As compared with cash grants and debt financing, startups raising funds through equity (or a hybrid of debt and equity) and investors should consider the terms of the investments from third parties, such as whether the investors will be granted a board seat, voting rights, exit procedures and valuation, as well as liquidation and dividend priority, if any. In addition, investors may also wish to consider matters such as rights of first refusal on future fundraising by the startup, anti-dilution mechanisms, and reserved matters requiring investors’ affirmative approval.
As part of the startup ecosystem in Singapore, in addition to direct investments in the startups, the government also provides incubator support schemes to provide funds to incubators and accelerators instead, allowing them to be able to provide better support to startups.

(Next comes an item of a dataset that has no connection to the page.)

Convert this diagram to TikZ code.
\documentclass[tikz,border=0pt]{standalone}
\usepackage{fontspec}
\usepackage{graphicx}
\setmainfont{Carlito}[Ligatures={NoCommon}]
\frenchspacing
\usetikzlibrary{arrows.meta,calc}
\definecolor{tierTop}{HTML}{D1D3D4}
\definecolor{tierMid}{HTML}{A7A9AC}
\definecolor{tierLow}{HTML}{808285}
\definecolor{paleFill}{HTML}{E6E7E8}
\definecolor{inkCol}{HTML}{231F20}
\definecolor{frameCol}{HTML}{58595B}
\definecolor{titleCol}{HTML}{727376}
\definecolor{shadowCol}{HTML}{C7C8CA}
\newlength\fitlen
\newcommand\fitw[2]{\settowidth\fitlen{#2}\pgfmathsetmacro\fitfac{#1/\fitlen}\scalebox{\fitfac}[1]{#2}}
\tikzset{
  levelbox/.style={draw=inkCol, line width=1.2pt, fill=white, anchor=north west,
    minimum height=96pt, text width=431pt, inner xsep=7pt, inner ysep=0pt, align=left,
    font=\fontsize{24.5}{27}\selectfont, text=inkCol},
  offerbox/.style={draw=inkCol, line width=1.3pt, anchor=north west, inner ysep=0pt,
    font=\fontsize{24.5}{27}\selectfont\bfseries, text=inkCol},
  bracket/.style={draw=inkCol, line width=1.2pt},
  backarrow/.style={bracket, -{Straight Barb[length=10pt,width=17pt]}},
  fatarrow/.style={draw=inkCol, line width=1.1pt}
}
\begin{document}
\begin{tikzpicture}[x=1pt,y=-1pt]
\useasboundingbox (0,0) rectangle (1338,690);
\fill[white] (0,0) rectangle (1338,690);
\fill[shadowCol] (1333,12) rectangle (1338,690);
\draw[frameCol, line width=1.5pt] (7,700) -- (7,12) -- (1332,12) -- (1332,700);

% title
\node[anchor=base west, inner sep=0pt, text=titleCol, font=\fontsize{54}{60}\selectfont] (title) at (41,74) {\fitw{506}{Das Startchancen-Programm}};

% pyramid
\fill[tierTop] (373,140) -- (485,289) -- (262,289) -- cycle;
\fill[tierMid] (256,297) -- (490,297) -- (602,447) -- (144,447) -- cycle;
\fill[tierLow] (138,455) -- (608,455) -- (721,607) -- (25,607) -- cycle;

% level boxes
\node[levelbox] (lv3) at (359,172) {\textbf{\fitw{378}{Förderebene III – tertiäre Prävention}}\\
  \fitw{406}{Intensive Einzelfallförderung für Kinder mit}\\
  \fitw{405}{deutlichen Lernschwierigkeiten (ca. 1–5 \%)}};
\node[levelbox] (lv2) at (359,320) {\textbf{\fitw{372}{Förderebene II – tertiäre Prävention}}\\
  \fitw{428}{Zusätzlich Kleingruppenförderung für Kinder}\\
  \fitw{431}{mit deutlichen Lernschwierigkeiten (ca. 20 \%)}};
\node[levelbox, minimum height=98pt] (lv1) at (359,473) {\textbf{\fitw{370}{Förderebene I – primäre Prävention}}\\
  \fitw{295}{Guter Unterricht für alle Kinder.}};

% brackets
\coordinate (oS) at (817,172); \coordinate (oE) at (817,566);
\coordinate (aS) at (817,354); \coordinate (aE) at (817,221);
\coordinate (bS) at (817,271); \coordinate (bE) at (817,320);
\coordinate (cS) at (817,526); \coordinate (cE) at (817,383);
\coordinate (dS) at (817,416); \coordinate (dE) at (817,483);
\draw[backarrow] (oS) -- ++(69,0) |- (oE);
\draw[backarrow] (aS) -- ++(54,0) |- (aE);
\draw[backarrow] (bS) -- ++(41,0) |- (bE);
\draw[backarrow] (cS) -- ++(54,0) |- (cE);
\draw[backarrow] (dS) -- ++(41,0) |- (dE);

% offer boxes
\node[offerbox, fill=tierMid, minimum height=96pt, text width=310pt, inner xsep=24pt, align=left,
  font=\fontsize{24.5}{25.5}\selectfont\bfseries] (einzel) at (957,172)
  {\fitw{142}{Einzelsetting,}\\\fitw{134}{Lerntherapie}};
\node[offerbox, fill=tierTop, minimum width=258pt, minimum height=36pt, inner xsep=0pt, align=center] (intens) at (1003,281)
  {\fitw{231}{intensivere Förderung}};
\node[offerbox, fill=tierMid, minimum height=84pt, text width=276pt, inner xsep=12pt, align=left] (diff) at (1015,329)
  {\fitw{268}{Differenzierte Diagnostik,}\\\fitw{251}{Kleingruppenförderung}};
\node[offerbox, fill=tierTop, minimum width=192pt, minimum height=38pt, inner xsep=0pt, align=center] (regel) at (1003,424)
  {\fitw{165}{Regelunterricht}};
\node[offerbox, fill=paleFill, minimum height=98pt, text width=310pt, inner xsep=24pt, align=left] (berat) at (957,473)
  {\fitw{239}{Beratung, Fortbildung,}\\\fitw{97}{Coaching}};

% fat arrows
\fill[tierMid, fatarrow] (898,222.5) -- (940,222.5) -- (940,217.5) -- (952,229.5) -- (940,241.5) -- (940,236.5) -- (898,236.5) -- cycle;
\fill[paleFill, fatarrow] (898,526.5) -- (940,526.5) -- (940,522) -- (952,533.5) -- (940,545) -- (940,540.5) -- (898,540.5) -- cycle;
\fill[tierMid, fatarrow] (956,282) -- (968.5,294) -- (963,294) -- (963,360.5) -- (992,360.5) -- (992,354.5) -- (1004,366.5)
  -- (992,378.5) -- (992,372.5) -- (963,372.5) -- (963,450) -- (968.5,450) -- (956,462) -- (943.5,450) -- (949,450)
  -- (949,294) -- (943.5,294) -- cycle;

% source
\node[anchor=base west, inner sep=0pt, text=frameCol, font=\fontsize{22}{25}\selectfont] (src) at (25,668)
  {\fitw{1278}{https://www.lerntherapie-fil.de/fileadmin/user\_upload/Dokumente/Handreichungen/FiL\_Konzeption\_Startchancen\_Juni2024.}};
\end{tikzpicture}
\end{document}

One such scheme is the Incubator Development Programme (“IDP”) which provides up to 70% grant support to incubators and venture accelerators to enhance their capabilities and programmes to better assist innovative startups. The IDP may cover costs for operating expenses, as well as activities such as startup nurturing programmes and mentorship of startups. Incubators and accelerators currently participating in this programme include 3M Innovation Incubator, Microsoft Innovation Centre, and Singapore Institute of Technology and Design Enterprise & Innovation Hub.

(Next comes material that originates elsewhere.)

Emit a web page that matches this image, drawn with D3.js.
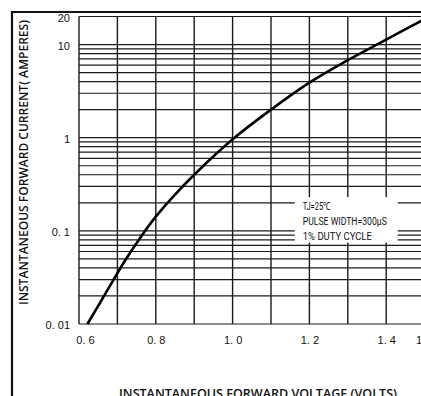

Tax incentives are also available to startups, such as tax exemptions on a certain amount of taxable income if certain criteria are met, as well as other industry specific tax incentives. Angel investors investing in startups may also apply for tax benefits under the Angel Investors Tax Deduction Scheme. This scheme is available for angel investors who meet certain pre-requisites and conditions, such as a minimum investment amount of S$100,000 and an ability to nurture the investee companies.

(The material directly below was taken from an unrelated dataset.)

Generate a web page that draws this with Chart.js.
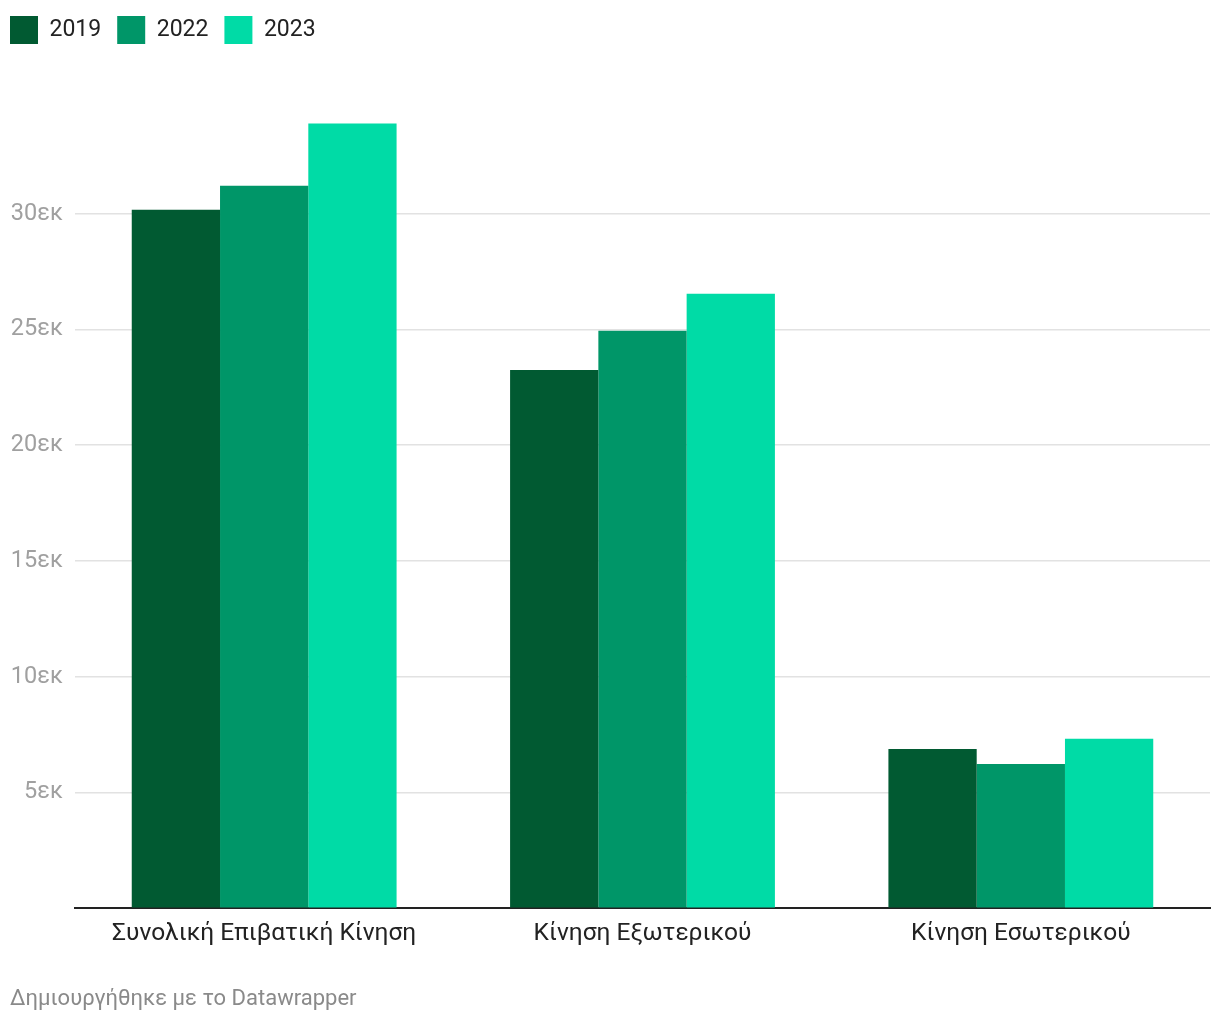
<!DOCTYPE html>
<html>
<head>
<meta charset="utf-8">
<script src="https://cdn.jsdelivr.net/npm/chart.js@4"></script>
<style>
  body { margin: 0; background: #fff; }
  #wrap { width: 1220px; height: 1020px; }
</style>
</head>
<body>
<div id="wrap"><canvas id="passengerChart"></canvas></div>
<script>
// κατηγορίες και τιμές (σε εκατομμύρια)
const categories = ['Συνολική Επιβατική Κίνηση', 'Κίνηση Εξωτερικού', 'Κίνηση Εσωτερικού'];
const years = ['2019', '2022', '2023'];
const values2019 = [30.17, 23.25, 6.88];
const values2022 = [31.21, 24.94, 6.23];
const values2023 = [33.9, 26.54, 7.32];
const yTicks = [5, 10, 15, 20, 25, 30];

const colors = ['#015a32', '#009668', '#00dba6'];

Chart.defaults.font.family = 'Roboto, sans-serif';

// μετακινεί το υπόμνημα στο αριστερό άκρο (χωρίς το padding των labels)
const legendShift = {
    id: 'legendShift',
    afterLayout: function (chart) {
        chart.legend.left -= 16;
        chart.legend.right -= 16;
    }
};

const ctx = document.getElementById('passengerChart').getContext('2d');
const passengerChart = new Chart(ctx, {
    type: 'bar',
    data: {
        labels: categories,
        datasets: [
            { label: years[0], data: values2019, backgroundColor: colors[0] },
            { label: years[1], data: values2022, backgroundColor: colors[1] },
            { label: years[2], data: values2023, backgroundColor: colors[2] }
        ]
    },
    plugins: [legendShift],
    options: {
        responsive: true,
        maintainAspectRatio: false,
        animation: false,
        layout: { padding: { left: 10, right: 10, top: 0, bottom: 7 } },
        datasets: {
            bar: { categoryPercentage: 0.7, barPercentage: 1.0 }
        },
        plugins: {
            tooltip: { enabled: false },
            legend: {
                position: 'top',
                align: 'start',
                labels: {
                    boxWidth: 28,
                    boxHeight: 28,
                    padding: 16,
                    color: '#222',
                    font: { size: 23 }
                }
            },
            title: {
                display: true,
                position: 'bottom',
                align: 'start',
                text: 'Δημιουργήθηκε με το Datawrapper',
                color: '#8a8a8a',
                font: { size: 22, weight: 'normal' },
                padding: { top: 27, bottom: 0 }
            }
        },
        scales: {
            x: {
                grid: { display: false, drawTicks: false },
                border: { display: true, color: '#222', width: 2 },
                ticks: {
                    color: '#222',
                    font: { size: 24.5 },
                    padding: 11,
                    maxRotation: 0
                }
            },
            y: {
                min: 0,
                max: 36.9,
                afterFit: function (scale) { scale.width = 65; },
                border: { display: false },
                grid: {
                    drawTicks: false,
                    lineWidth: 1.5,
                    color: function (c) {
                        return yTicks.includes(c.tick.value) ? '#e2e2e2' : 'rgba(0,0,0,0)';
                    }
                },
                ticks: {
                    stepSize: 5,
                    padding: 12,
                    color: '#a0a0a0',
                    font: { size: 23.5 },
                    callback: function (value) {
                        return yTicks.includes(value) ? value + 'εκ' : '';
                    }
                }
            }
        }
    }
});
</script>
</body>
</html>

Given the wide array of available funding schemes and methods, it is important to assess the options and consider the ones most appropriate and beneficial to the individual startup, based on its specific legal and business considerations. Apart from funding, there are also other legal and commercial considerations that may adversely impact the startup's business if not dealt with properly. Therefore, it is essential that timely support and advice is sought to ensure that all considerations are appropriately managed.